Comentario
La sospecha de que los judíos causarían problemas en Palestina se materializó pronto. Su creciente número y posibilidades económicas chocaron con la vieja, pobre y atrasada sociedad árabe de la región y comenzaron las fricciones y las guerras más o menos declaradas. Las tensiones subieron de tono con el acceso de Hitler al poder, y sus leyes antisemitas lanzaron hacia Palestina a nuevos inmigrantes, más preparados, cultos y con mayores medios. La guerra entre la vieja sociedad árabe y los recién llegados forzó al Reino Unido a publicar el Libro Blanco, que condenaba a los judíos a vivir en Palestina en permanente minoría.
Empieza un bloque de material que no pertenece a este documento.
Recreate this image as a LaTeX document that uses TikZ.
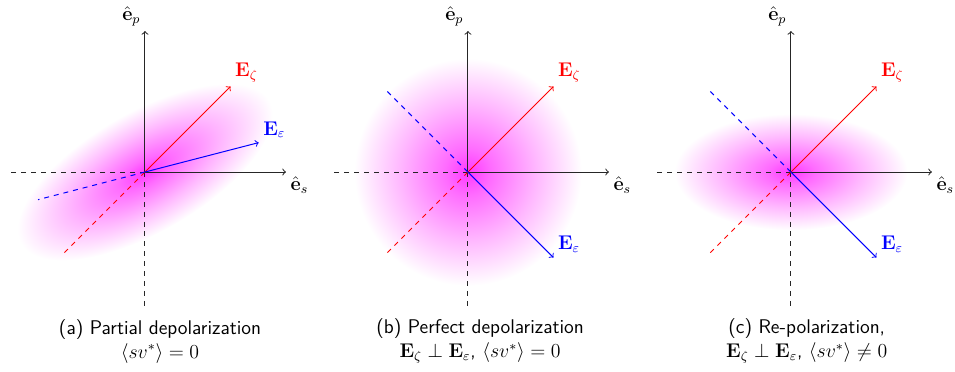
\documentclass[tikz,border=0pt,12pt]{standalone}
\usepackage{amsmath}
\usetikzlibrary{positioning}

\pgfdeclareradialshading{glow}{\pgfpoint{0bp}{0bp}}{color(0bp)=(magenta!78); color(5bp)=(magenta!58); color(15bp)=(magenta!28); color(25bp)=(white); color(50bp)=(white)}

\tikzset{
  axis/.style={->, semithick, black!85},
  negaxis/.style={dashed, semithick, black!85},
  vec/.style={->, semithick},
  negvec/.style={dashed, semithick},
  caption/.style={align=center, font=\sffamily},
}

\begin{document}
\begin{tikzpicture}
    \useasboundingbox (-3.085,-4.234) rectangle (17.235,3.66);
    % glows
    \shade[shading=glow, transform canvas={rotate=30}] (0,0) ellipse (3.05 and 1.28);
    \shade[shading=glow] (6.872,0) circle (2.42);
    \shade[shading=glow] (13.744,0) ellipse (2.48 and 1.24);
    % axes and E_zeta in every panel
    \foreach \p/\x in {a/0,b/6.872,c/13.744}{
        \coordinate (O\p) at (\x,0);
        \coordinate (S\p) at (\x+3,0);
        \coordinate (P\p) at (\x,3);
        \coordinate (Sm\p) at (\x-2.9,0);
        \coordinate (Pm\p) at (\x,-2.85);
        \draw[axis] (O\p) -- (S\p);
        \draw[axis] (O\p) -- (P\p);
        \draw[negaxis] (O\p) -- (Sm\p);
        \draw[negaxis] (O\p) -- (Pm\p);
        \node[below right=-2pt] (ls\p) at (S\p) {$\hat{\mathbf{e}}_s$};
        \node[above left=-2pt] (lp\p) at (P\p) {$\hat{\mathbf{e}}_p$};
        \coordinate (Z\p) at (\x+1.82,1.82);
        \coordinate (Zm\p) at (\x-1.77,-1.77);
        \draw[vec, red] (O\p) -- (Z\p);
        \draw[negvec, red] (O\p) -- (Zm\p);
        \node[above right=-2pt, red] (lz\p) at (Z\p) {$\mathbf{E}_\zeta$};
    }
    % E_epsilon
    \coordinate (Ea) at (14.5:2.5);
    \coordinate (Ema) at (194.5:2.35);
    \foreach \p/\x in {b/6.872,c/13.744}{
        \coordinate (E\p) at (\x+1.82,-1.82);
        \coordinate (Em\p) at (\x-1.77,1.77);
    }
    \foreach \p in {a,b,c}{
        \draw[vec, blue] (O\p) -- (E\p);
        \draw[negvec, blue] (O\p) -- (Em\p);
        \node[above right=-2pt, blue] (le\p) at (E\p) {$\mathbf{E}_\varepsilon$};
    }
    % captions
    \node[caption] (ca) at (0.32,-3.6) {(a) Partial depolarization\\ $\langle sv^*\rangle = 0$};
    \node[caption] (cb) at (7.13,-3.6) {(b) Perfect depolarization\\ $\mathbf{E}_\zeta \perp \mathbf{E}_\varepsilon$, $\langle sv^*\rangle = 0$};
    \node[caption] (cc) at (14.08,-3.6) {(c) Re-polarization,\\ $\mathbf{E}_\zeta \perp \mathbf{E}_\varepsilon$, $\langle sv^*\rangle \neq 0$};
\end{tikzpicture}
\end{document}
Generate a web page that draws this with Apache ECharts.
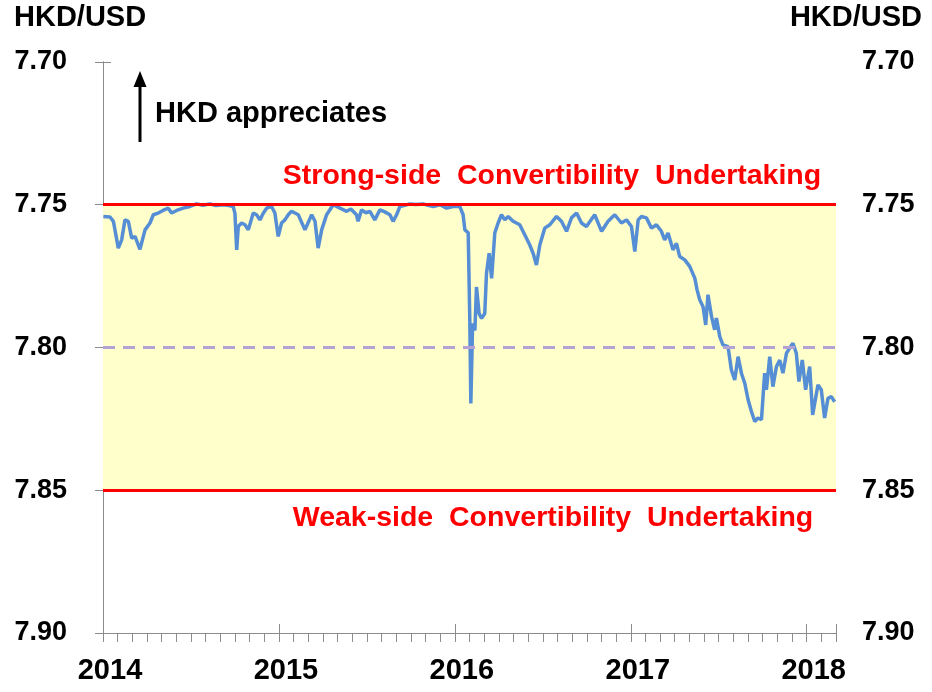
<!DOCTYPE html>
<html>
<head>
<meta charset="utf-8">
<script src="https://cdn.jsdelivr.net/npm/echarts@6/dist/echarts.min.js"></script>
<style>
  html, body { margin: 0; padding: 0; background: #fff; }
  #chart { width: 932px; height: 692px; }
</style>
</head>
<body>
<div id="chart"></div>
<script>
// positions in decimal years
const yearPos = [
  2014.002, 2014.040, 2014.059, 2014.087, 2014.106, 2014.125, 2014.144, 2014.163, 2014.182, 2014.210,
  2014.239, 2014.267, 2014.286, 2014.314, 2014.341, 2014.371, 2014.390, 2014.419, 2014.456, 2014.494,
  2014.532, 2014.568, 2014.608, 2014.642, 2014.684, 2014.716, 2014.740, 2014.750, 2014.760, 2014.769,
  2014.788, 2014.807, 2014.826, 2014.854, 2014.873, 2014.892, 2014.911, 2014.930, 2014.958, 2014.977,
  2014.996, 2015.015, 2015.034, 2015.053, 2015.072, 2015.110, 2015.148, 2015.186, 2015.205, 2015.223,
  2015.243, 2015.271, 2015.309, 2015.347, 2015.385, 2015.409, 2015.441, 2015.450, 2015.470, 2015.494,
  2015.517, 2015.545, 2015.574, 2015.602, 2015.631, 2015.649, 2015.669, 2015.688, 2015.716, 2015.744,
  2015.778, 2015.820, 2015.847, 2015.877, 2015.915, 2015.953, 2015.990, 2016.028, 2016.047, 2016.057,
  2016.076, 2016.085, 2016.091, 2016.101, 2016.114, 2016.123, 2016.138, 2016.152, 2016.170, 2016.180,
  2016.195, 2016.209, 2016.227, 2016.246, 2016.265, 2016.284, 2016.303, 2016.331, 2016.369, 2016.398,
  2016.426, 2016.445, 2016.464, 2016.483, 2016.511, 2016.540, 2016.578, 2016.606, 2016.635, 2016.663,
  2016.692, 2016.720, 2016.748, 2016.795, 2016.834, 2016.871, 2016.909, 2016.947, 2016.976, 2017.004,
  2017.023, 2017.042, 2017.061, 2017.089, 2017.118, 2017.146, 2017.174, 2017.193, 2017.212, 2017.240,
  2017.260, 2017.278, 2017.307, 2017.335, 2017.364, 2017.377, 2017.392, 2017.411, 2017.426, 2017.439,
  2017.459, 2017.477, 2017.487, 2017.506, 2017.524, 2017.553, 2017.572, 2017.591, 2017.610, 2017.629,
  2017.648, 2017.667, 2017.686, 2017.705, 2017.723, 2017.743, 2017.761, 2017.771, 2017.790, 2017.808,
  2017.828, 2017.847, 2017.865, 2017.885, 2017.903, 2017.922, 2017.941, 2017.956, 2017.975, 2017.994,
  2018.017, 2018.034, 2018.064, 2018.083, 2018.102, 2018.121, 2018.140, 2018.159
];

// HKD per USD
const spotRate = [
  7.7541, 7.7543, 7.7558, 7.7652, 7.7623, 7.7553, 7.7558, 7.7617, 7.7611, 7.7656,
  7.7588, 7.7564, 7.7535, 7.7529, 7.7520, 7.7512, 7.7529, 7.7520, 7.7512, 7.7506,
  7.7497, 7.7502, 7.7497, 7.7503, 7.7500, 7.7503, 7.7506, 7.7530, 7.7658, 7.7576,
  7.7564, 7.7570, 7.7588, 7.7529, 7.7535, 7.7553, 7.7530, 7.7512, 7.7506, 7.7529,
  7.7611, 7.7564, 7.7553, 7.7535, 7.7523, 7.7535, 7.7588, 7.7535, 7.7558, 7.7652,
  7.7588, 7.7535, 7.7500, 7.7512, 7.7523, 7.7515, 7.7535, 7.7558, 7.7518, 7.7528,
  7.7523, 7.7553, 7.7518, 7.7525, 7.7535, 7.7558, 7.7535, 7.7506, 7.7502, 7.7497,
  7.7499, 7.7497, 7.7502, 7.7506, 7.7500, 7.7512, 7.7506, 7.7506, 7.7535, 7.7588,
  7.7598, 7.7903, 7.8196, 7.7916, 7.7940, 7.7788, 7.7881, 7.7898, 7.7881, 7.7740,
  7.7670, 7.7758, 7.7599, 7.7564, 7.7535, 7.7553, 7.7541, 7.7558, 7.7570, 7.7606,
  7.7641, 7.7670, 7.7711, 7.7641, 7.7582, 7.7570, 7.7541, 7.7558, 7.7593, 7.7546,
  7.7529, 7.7564, 7.7576, 7.7535, 7.7593, 7.7558, 7.7535, 7.7564, 7.7553, 7.7576,
  7.7664, 7.7553, 7.7541, 7.7546, 7.7582, 7.7570, 7.7593, 7.7623, 7.7599, 7.7658,
  7.7635, 7.7681, 7.7693, 7.7716, 7.7757, 7.7798, 7.7833, 7.7857, 7.7921, 7.7815,
  7.7891, 7.7938, 7.7897, 7.7962, 7.7991, 7.7997, 7.8079, 7.8114, 7.8032, 7.8090,
  7.8125, 7.8183, 7.8224, 7.8259, 7.8247, 7.8253, 7.8090, 7.8148, 7.8032, 7.8137,
  7.8067, 7.8044, 7.8090, 7.8020, 7.8002, 7.7985, 7.8020, 7.8119, 7.8044, 7.8148,
  7.8067, 7.8236, 7.8131, 7.8148, 7.8247, 7.8178, 7.8172, 7.8190
];

const firstYear = 2014;
const axisMonths = 50; // Jan 2014 .. Mar 2018
const yTicks = [7.70, 7.75, 7.80, 7.85, 7.90];
const strongSide = 7.75;
const weakSide = 7.85;
const linkRate = 7.80;

const FONT = '"Liberation Sans", Arial, sans-serif';
const AXIS_GREY = '#8c8c8c';

const chart = echarts.init(document.getElementById('chart'));

const lineData = yearPos.map((y, i) => [(y - firstYear) * 12, spotRate[i]]);

const yAxisBase = {
  type: 'value',
  inverse: true,
  min: yTicks[0],
  max: yTicks[yTicks.length - 1],
  interval: 0.05,
  splitLine: { show: false },
  axisLine: { show: true, lineStyle: { color: AXIS_GREY, width: 1 } },
  axisTick: { show: true, inside: false, length: 8, lineStyle: { color: AXIS_GREY } },
  axisLabel: {
    fontFamily: FONT, fontWeight: 'bold', fontSize: 27, color: '#000',
    formatter: v => v.toFixed(2)
  }
};

function txt(x, y, text, size, fill, align) {
  return {
    type: 'text', x: x, y: y,
    style: {
      text: text, font: 'bold ' + size + 'px ' + FONT, fill: fill,
      align: align, verticalAlign: 'middle', textAlign: align, textVerticalAlign: 'middle'
    }
  };
}

chart.setOption({
  animation: false,
  grid: { left: 103, right: 96, top: 62, bottom: 59, containLabel: false },
  xAxis: [
    {
      type: 'value', min: 0, max: axisMonths, interval: 12,
      position: 'bottom',
      splitLine: { show: false },
      axisLine: { onZero: false, lineStyle: { color: AXIS_GREY, width: 1 } },
      axisTick: { inside: true, length: 9, lineStyle: { color: AXIS_GREY } },
      axisLabel: {
        margin: 23, padding: [0, 0, 0, 14],
        fontFamily: FONT, fontWeight: 'bold', fontSize: 29, color: '#000',
        formatter: v => (v % 12 === 0 ? String(firstYear + v / 12) : '')
      }
    },
    {
      type: 'value', min: 0, max: axisMonths, interval: 1,
      position: 'bottom', offset: 0,
      splitLine: { show: false },
      axisLine: { show: false, onZero: false },
      axisTick: { inside: false, length: 9, lineStyle: { color: AXIS_GREY } },
      axisLabel: { show: false }
    }
  ],
  yAxis: [
    Object.assign({}, yAxisBase, { position: 'left', axisLabel: Object.assign({}, yAxisBase.axisLabel, { margin: 36 }) }),
    Object.assign({}, yAxisBase, { position: 'right', axisLabel: Object.assign({}, yAxisBase.axisLabel, { margin: 26 }) })
  ],
  series: [
    {
      type: 'line', data: [], z: 1, silent: true,
      markArea: {
        silent: true,
        itemStyle: { color: '#FFFFCC' },
        data: [[{ yAxis: strongSide }, { yAxis: weakSide }]]
      }
    },
    {
      name: 'Spot exchange rate',
      type: 'line', z: 2,
      data: lineData,
      showSymbol: false,
      lineStyle: { color: '#558ED5', width: 3.5 },
      itemStyle: { color: '#558ED5' }
    },
    {
      type: 'line', data: [], z: 3, silent: true,
      markLine: {
        silent: true, symbol: 'none',
        label: { show: false },
        data: [
          { yAxis: strongSide, lineStyle: { color: '#FF0000', width: 3, type: 'solid' } },
          { yAxis: weakSide, lineStyle: { color: '#FF0000', width: 3, type: 'solid' } },
          { yAxis: linkRate, lineStyle: { color: '#B3A2D3', width: 3, type: [12, 8] } }
        ]
      }
    }
  ],
  graphic: [
    txt(14, 18, 'HKD/USD', 29, '#000', 'left'),
    txt(922, 18, 'HKD/USD', 29, '#000', 'right'),
    { type: 'line', shape: { x1: 140, y1: 84, x2: 140, y2: 142 }, style: { stroke: '#000', lineWidth: 3 } },
    { type: 'polygon', shape: { points: [[140, 71], [133.5, 87], [146.5, 87]] }, style: { fill: '#000' } },
    txt(155, 114, 'HKD appreciates', 29, '#000', 'left'),
    txt(552, 176, 'Strong-side  Convertibility  Undertaking', 28.5, '#FF0000', 'center'),
    txt(553, 518, 'Weak-side  Convertibility  Undertaking', 28.5, '#FF0000', 'center'),
    txt(182, 398, 'Spot exchange rate', 28, '#558ED5', 'left')
  ]
});
</script>
</body>
</html>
Pero la II Guerra Mundial cambió la situación. Cuando terminó, en 1945, el mundo conoció el espanto del Holocausto: los nazis habían exterminado a la mitad de los judíos europeos, a más de cinco millones de seres indefensos, cuyo único delito era ser judíos. El espantoso descubrimiento proporcionó a los supervivientes más determinación y unidad: era imprescindible la creación del Estado judío. También sirvió para promover un ambiente de culpabilidad y compasión que, primero, hizo posible la entrada de más de cien mil judíos en Palestina, superando las cuotas establecidas y, segundo, puso en marcha un proyecto de partición del territorio entre los árabes allí establecidos y los judíos llegados durante el último medio siglo.
La convivencia en Palestina era imposible. Árabes y judíos desplegaban toda su furia en atentados terroristas mutuos o contra las tropas británicas del Mandato. El 26 de noviembre de 1947, la Asamblea General de la ONU votó a favor de la partición. En otra etapa de veinte años, el sionismo había alcanzado la meta: del Hogar judío había pasado al Estado de Israel. No dejan de ser chocantes los fenómenos que propiciaron tal avance: el colonialismo y el nazismo; es decir, primero Balfour, disponiendo de una tierra ajena y, segundo, Hitler, golpeando las conciencias con millones de cadáveres.